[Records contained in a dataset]
━━━━━━━━━━
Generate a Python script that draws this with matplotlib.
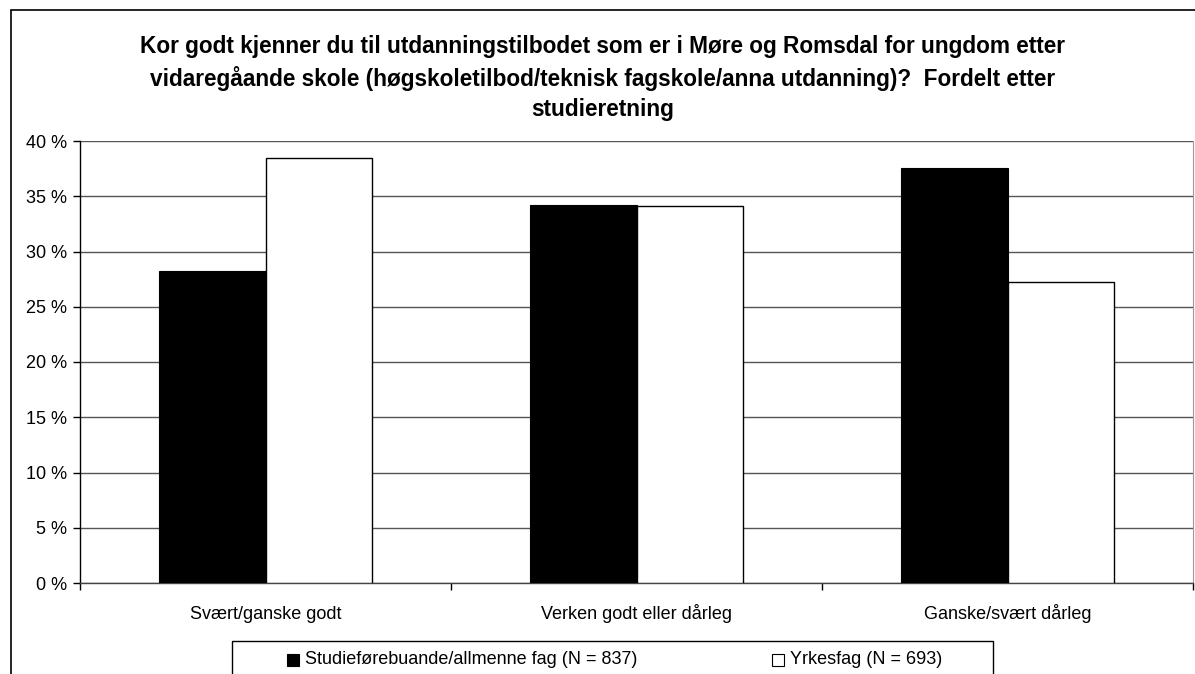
import matplotlib
matplotlib.use("Agg")
import matplotlib.pyplot as plt
import numpy as np
from matplotlib.patches import Rectangle

plt.rcParams['font.family'] = ['Liberation Sans', 'DejaVu Sans']

categories = ["Svært/ganske godt", "Verken godt eller dårleg", "Ganske/svært dårleg"]
studie = [28.2, 34.2, 37.6]
yrkesfag = [38.5, 34.1, 27.2]
series_labels = ["Studieførebuande/allmenne fag (N = 837)", "Yrkesfag (N = 693)"]
yticks = [0, 5, 10, 15, 20, 25, 30, 35, 40]
title = ("Kor godt kjenner du til utdanningstilbodet som er i Møre og Romsdal for ungdom etter\n"
         "vidaregåande skole (høgskoletilbod/teknisk fagskole/anna utdanning)?  Fordelt etter\n"
         "studieretning")

W, H = 1195, 674
fig = plt.figure(figsize=(W / 100, H / 100), dpi=100)
ax = fig.add_axes([80 / W, 1 - 583 / H, 1113 / W, 442 / H])

x = np.arange(len(categories))
bw = 0.287
ax.bar(x - bw / 2, studie, bw, color="black", edgecolor="black", linewidth=0.8, zorder=3)
ax.bar(x + bw / 2, yrkesfag, bw, color="white", edgecolor="black", linewidth=1.0, zorder=3)

ax.set_xlim(-0.5, 2.5)
ax.set_ylim(0, 40)
ax.set_yticks(yticks)
ax.set_yticklabels([f"{t} %" for t in yticks], fontsize=13)
ax.yaxis.grid(True, color="#555555", linewidth=1.0, zorder=0)
ax.set_axisbelow(True)

ax.set_xticks([-0.5, 0.5, 1.5, 2.5])
ax.set_xticklabels([])
ax.set_xticks(x, minor=True)
ax.set_xticklabels(categories, minor=True, fontsize=13, va="baseline")
ax.tick_params(axis="x", which="minor", length=0, pad=26)
ax.tick_params(axis="x", which="major", length=5, direction="out", width=1)
ax.tick_params(axis="y", length=5, direction="out", width=1, pad=4)

for s in ["left", "bottom"]:
    ax.spines[s].set_color("black")
    ax.spines[s].set_linewidth(1.0)
ax.spines["bottom"].set_color("#444444")
ax.spines["top"].set_visible(False)
ax.spines["right"].set_color("#999999")

fig.text(0.5 * (139 + 1067) / W, 1 - 35 / H, title, ha="center", va="top",
         fontsize=16.3, fontweight="bold", linespacing=1.4)

# outer chart border (continues past the right and bottom edge)
fig.add_artist(Rectangle((11 / W, -0.2), 2, 1.2 - 10 / H, transform=fig.transFigure,
                         fill=False, edgecolor="black", linewidth=1.2))

# legend box
fig.add_artist(Rectangle((232 / W, -0.1), 761 / W, 0.1 + 1 - 641 / H, transform=fig.transFigure,
                         fill=False, edgecolor="black", linewidth=1.0))
ly = 1 - 659 / H
fig.add_artist(Rectangle((287 / W, 1 - 666 / H), 12 / W, 12 / H, transform=fig.transFigure,
                         facecolor="black", edgecolor="black", linewidth=0.8))
fig.text(305 / W, ly, series_labels[0], ha="left", va="center", fontsize=13)
fig.add_artist(Rectangle((772 / W, 1 - 666 / H), 12 / W, 12 / H, transform=fig.transFigure,
                         facecolor="white", edgecolor="black", linewidth=0.8))
fig.text(790 / W, ly, series_labels[1], ha="left", va="center", fontsize=13)

fig.savefig("out.png", dpi=100, facecolor="white")
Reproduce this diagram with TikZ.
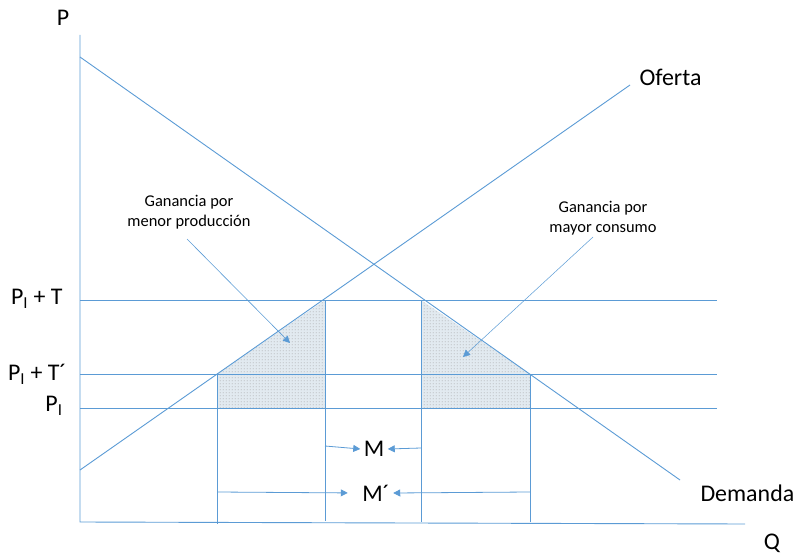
━━━━━━━━━━
* Problem details: Take the records above and transcribe them exactly, dropping every picture.

* The reply:
Generate a Python script that draws this with matplotlib.
import matplotlib
matplotlib.use("Agg")
import matplotlib.pyplot as plt
import numpy as np
from matplotlib.patches import Rectangle

plt.rcParams['font.family'] = ['Liberation Sans', 'DejaVu Sans']

categories = ["Svært/ganske godt", "Verken godt eller dårleg", "Ganske/svært dårleg"]
studie = [28.2, 34.2, 37.6]
yrkesfag = [38.5, 34.1, 27.2]
series_labels = ["Studieførebuande/allmenne fag (N = 837)", "Yrkesfag (N = 693)"]
yticks = [0, 5, 10, 15, 20, 25, 30, 35, 40]
title = ("Kor godt kjenner du til utdanningstilbodet som er i Møre og Romsdal for ungdom etter\n"
         "vidaregåande skole (høgskoletilbod/teknisk fagskole/anna utdanning)?  Fordelt etter\n"
         "studieretning")

W, H = 1195, 674
fig = plt.figure(figsize=(W / 100, H / 100), dpi=100)
ax = fig.add_axes([80 / W, 1 - 583 / H, 1113 / W, 442 / H])

x = np.arange(len(categories))
bw = 0.287
ax.bar(x - bw / 2, studie, bw, color="black", edgecolor="black", linewidth=0.8, zorder=3)
ax.bar(x + bw / 2, yrkesfag, bw, color="white", edgecolor="black", linewidth=1.0, zorder=3)

ax.set_xlim(-0.5, 2.5)
ax.set_ylim(0, 40)
ax.set_yticks(yticks)
ax.set_yticklabels([f"{t} %" for t in yticks], fontsize=13)
ax.yaxis.grid(True, color="#555555", linewidth=1.0, zorder=0)
ax.set_axisbelow(True)

ax.set_xticks([-0.5, 0.5, 1.5, 2.5])
ax.set_xticklabels([])
ax.set_xticks(x, minor=True)
ax.set_xticklabels(categories, minor=True, fontsize=13, va="baseline")
ax.tick_params(axis="x", which="minor", length=0, pad=26)
ax.tick_params(axis="x", which="major", length=5, direction="out", width=1)
ax.tick_params(axis="y", length=5, direction="out", width=1, pad=4)

for s in ["left", "bottom"]:
    ax.spines[s].set_color("black")
    ax.spines[s].set_linewidth(1.0)
ax.spines["bottom"].set_color("#444444")
ax.spines["top"].set_visible(False)
ax.spines["right"].set_color("#999999")

fig.text(0.5 * (139 + 1067) / W, 1 - 35 / H, title, ha="center", va="top",
         fontsize=16.3, fontweight="bold", linespacing=1.4)

# outer chart border (continues past the right and bottom edge)
fig.add_artist(Rectangle((11 / W, -0.2), 2, 1.2 - 10 / H, transform=fig.transFigure,
                         fill=False, edgecolor="black", linewidth=1.2))

# legend box
fig.add_artist(Rectangle((232 / W, -0.1), 761 / W, 0.1 + 1 - 641 / H, transform=fig.transFigure,
                         fill=False, edgecolor="black", linewidth=1.0))
ly = 1 - 659 / H
fig.add_artist(Rectangle((287 / W, 1 - 666 / H), 12 / W, 12 / H, transform=fig.transFigure,
                         facecolor="black", edgecolor="black", linewidth=0.8))
fig.text(305 / W, ly, series_labels[0], ha="left", va="center", fontsize=13)
fig.add_artist(Rectangle((772 / W, 1 - 666 / H), 12 / W, 12 / H, transform=fig.transFigure,
                         facecolor="white", edgecolor="black", linewidth=0.8))
fig.text(790 / W, ly, series_labels[1], ha="left", va="center", fontsize=13)

fig.savefig("out.png", dpi=100, facecolor="white")
Reproduce this diagram with TikZ.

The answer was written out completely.